▶ INSTRUCTIONS FOR THE TASK:
Find each line containing the string "that" and return it.

▶ EXCERPTED RECORDS:

####

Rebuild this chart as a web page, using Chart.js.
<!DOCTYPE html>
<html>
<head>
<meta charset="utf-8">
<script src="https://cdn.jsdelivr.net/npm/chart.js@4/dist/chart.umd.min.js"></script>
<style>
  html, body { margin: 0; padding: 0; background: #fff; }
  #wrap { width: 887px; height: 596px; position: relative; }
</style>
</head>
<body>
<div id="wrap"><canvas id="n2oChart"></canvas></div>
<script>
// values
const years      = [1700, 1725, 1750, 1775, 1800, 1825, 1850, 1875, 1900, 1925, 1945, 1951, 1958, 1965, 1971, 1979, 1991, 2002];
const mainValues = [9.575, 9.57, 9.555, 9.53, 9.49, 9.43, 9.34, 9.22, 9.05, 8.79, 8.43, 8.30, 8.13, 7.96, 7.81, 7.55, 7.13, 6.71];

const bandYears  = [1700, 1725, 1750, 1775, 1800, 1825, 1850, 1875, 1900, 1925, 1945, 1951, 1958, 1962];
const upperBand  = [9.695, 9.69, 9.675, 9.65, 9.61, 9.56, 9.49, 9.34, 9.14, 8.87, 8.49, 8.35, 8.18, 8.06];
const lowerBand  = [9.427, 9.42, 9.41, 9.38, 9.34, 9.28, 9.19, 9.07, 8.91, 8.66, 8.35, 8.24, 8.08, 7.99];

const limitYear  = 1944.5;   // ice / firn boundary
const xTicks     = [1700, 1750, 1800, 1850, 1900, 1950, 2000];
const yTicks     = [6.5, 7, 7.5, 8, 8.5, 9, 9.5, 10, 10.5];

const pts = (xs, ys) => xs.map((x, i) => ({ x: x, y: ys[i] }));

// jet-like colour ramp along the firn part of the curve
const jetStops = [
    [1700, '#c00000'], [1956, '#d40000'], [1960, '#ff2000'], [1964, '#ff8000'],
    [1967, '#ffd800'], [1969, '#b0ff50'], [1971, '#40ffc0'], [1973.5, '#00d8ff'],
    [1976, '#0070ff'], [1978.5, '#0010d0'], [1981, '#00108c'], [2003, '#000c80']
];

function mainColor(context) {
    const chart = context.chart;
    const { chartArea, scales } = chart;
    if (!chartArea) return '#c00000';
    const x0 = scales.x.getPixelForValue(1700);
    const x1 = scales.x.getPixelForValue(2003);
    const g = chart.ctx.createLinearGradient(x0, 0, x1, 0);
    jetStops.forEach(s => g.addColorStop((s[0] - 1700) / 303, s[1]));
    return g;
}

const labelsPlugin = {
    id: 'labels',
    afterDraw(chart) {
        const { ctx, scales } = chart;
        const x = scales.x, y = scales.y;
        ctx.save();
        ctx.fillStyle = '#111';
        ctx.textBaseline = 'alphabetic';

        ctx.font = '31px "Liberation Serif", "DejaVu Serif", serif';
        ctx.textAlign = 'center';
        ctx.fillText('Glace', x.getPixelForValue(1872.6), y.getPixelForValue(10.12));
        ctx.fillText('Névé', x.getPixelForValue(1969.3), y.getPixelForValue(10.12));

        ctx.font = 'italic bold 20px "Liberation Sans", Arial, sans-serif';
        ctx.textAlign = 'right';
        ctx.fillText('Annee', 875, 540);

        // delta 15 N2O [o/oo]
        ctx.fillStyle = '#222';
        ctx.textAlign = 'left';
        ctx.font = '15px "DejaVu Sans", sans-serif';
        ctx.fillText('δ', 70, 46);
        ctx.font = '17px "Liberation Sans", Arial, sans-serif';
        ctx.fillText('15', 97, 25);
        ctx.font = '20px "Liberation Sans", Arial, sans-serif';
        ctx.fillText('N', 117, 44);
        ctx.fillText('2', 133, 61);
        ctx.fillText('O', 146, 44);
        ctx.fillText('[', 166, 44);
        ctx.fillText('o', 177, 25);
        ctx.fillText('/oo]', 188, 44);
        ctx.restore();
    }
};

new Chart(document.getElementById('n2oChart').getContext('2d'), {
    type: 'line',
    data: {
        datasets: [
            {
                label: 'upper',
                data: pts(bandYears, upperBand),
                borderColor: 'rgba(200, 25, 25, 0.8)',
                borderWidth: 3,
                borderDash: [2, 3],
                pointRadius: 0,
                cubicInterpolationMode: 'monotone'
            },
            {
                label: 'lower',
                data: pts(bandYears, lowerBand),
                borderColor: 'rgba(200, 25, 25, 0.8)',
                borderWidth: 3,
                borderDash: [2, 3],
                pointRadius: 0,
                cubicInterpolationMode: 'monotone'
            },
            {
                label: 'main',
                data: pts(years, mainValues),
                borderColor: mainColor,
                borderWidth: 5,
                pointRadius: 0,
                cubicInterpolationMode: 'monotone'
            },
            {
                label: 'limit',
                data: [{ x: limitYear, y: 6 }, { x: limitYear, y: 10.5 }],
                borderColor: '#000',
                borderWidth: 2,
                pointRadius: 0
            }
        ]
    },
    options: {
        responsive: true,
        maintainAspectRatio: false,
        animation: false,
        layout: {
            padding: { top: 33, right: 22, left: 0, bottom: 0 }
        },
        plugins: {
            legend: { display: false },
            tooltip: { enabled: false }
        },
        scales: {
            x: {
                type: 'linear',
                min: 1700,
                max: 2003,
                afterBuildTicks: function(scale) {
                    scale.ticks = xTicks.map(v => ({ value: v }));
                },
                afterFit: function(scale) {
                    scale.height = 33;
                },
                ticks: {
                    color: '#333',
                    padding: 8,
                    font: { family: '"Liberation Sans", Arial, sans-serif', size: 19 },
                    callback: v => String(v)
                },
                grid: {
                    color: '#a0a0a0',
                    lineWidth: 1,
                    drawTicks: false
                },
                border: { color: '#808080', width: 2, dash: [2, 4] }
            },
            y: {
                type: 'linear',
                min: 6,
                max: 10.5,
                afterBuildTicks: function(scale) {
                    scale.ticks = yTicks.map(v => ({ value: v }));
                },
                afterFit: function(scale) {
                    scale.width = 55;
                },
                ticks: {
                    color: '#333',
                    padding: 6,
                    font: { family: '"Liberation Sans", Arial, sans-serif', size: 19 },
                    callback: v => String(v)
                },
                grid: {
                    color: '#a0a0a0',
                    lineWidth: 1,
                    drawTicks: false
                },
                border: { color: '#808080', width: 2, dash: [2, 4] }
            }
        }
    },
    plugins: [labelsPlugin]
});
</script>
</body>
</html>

####

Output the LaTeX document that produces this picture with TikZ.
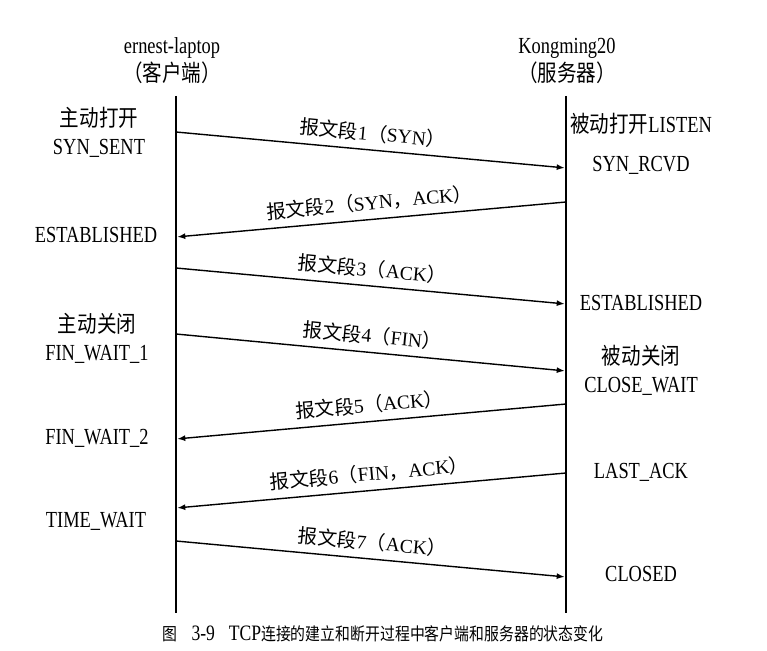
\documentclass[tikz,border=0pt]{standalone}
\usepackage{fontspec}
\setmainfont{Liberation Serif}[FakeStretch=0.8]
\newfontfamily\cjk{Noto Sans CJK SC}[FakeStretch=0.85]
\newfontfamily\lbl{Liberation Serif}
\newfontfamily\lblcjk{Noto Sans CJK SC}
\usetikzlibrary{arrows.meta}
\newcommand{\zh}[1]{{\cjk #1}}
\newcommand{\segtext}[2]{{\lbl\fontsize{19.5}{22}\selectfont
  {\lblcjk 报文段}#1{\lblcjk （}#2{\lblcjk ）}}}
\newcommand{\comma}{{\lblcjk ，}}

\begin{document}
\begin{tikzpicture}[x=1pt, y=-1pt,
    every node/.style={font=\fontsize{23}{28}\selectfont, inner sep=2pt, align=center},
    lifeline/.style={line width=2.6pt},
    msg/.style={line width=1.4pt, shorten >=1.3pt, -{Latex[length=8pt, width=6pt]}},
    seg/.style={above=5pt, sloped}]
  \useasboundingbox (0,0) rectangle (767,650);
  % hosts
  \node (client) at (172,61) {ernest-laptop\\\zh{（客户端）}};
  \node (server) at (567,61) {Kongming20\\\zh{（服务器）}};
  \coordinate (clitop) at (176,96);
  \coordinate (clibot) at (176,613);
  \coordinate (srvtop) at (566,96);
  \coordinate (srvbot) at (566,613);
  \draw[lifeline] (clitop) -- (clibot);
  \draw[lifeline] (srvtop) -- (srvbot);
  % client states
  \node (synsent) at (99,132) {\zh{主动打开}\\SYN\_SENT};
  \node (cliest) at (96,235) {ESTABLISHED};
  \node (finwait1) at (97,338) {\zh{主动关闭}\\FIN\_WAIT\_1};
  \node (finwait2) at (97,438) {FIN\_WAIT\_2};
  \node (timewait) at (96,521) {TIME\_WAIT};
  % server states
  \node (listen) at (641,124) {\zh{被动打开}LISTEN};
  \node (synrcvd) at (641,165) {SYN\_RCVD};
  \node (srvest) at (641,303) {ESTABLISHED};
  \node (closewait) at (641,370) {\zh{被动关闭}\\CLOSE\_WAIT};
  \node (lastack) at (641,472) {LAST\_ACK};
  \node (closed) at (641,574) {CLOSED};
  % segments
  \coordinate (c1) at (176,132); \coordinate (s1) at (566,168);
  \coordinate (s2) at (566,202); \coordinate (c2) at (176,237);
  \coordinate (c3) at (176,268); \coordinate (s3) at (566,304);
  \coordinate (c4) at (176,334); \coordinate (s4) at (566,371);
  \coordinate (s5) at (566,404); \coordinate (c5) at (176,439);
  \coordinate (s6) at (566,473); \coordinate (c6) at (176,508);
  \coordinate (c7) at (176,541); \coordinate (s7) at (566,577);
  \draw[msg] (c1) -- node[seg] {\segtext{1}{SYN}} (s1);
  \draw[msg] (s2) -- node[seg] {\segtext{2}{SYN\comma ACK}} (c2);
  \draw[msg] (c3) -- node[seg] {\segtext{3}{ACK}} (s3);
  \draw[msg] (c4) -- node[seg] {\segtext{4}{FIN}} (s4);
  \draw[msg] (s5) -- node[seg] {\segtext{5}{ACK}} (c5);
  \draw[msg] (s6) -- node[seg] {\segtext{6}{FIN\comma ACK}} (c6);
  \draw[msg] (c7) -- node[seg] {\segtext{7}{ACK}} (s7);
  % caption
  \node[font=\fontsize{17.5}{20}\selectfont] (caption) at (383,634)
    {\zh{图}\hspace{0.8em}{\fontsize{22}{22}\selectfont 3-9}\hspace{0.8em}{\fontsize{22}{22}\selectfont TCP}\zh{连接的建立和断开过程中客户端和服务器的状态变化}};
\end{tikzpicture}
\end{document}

####

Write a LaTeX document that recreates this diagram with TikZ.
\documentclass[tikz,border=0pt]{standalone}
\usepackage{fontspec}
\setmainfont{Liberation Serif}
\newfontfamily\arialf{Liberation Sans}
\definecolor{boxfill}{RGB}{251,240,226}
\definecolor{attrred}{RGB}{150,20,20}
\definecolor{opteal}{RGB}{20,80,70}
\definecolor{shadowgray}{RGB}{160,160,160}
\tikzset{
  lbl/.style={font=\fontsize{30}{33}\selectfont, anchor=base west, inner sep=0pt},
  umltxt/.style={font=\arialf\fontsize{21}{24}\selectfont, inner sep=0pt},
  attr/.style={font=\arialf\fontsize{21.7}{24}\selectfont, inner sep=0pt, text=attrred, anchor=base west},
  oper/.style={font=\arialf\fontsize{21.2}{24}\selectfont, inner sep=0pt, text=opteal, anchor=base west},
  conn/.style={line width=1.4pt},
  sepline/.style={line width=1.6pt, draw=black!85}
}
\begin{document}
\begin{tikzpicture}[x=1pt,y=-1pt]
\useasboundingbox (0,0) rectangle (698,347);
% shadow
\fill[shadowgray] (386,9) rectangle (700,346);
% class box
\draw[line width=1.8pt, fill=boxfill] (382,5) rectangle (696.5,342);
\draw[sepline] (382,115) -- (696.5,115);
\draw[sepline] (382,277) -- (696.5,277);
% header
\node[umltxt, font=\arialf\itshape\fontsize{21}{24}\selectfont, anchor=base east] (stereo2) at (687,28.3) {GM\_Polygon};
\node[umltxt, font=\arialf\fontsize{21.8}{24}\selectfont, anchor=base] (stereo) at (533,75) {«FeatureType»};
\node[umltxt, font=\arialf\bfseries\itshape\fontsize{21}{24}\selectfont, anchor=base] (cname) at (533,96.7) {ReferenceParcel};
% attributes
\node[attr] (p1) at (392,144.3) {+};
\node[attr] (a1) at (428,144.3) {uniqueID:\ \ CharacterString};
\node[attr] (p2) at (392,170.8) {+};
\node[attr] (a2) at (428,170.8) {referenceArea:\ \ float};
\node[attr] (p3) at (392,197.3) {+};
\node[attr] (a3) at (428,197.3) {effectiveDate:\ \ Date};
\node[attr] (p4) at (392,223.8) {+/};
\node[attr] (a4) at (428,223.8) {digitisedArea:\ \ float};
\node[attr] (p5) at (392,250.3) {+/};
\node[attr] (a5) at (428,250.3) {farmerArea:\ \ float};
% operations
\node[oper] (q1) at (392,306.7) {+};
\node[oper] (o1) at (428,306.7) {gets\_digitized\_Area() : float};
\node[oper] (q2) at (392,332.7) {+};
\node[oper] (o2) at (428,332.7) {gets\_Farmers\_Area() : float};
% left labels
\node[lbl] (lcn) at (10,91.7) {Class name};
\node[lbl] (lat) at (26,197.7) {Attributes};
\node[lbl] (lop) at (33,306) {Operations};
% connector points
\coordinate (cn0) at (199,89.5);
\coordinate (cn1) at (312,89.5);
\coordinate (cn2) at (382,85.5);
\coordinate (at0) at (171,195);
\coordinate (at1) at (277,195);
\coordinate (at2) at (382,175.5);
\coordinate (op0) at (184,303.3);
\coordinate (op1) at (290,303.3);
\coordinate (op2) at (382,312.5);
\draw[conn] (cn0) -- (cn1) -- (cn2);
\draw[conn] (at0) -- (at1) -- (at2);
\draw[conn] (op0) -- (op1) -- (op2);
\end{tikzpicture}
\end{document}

####

▶ RESULT BELOW:
Output the LaTeX document that produces this picture with TikZ.
Write a LaTeX document that recreates this diagram with TikZ.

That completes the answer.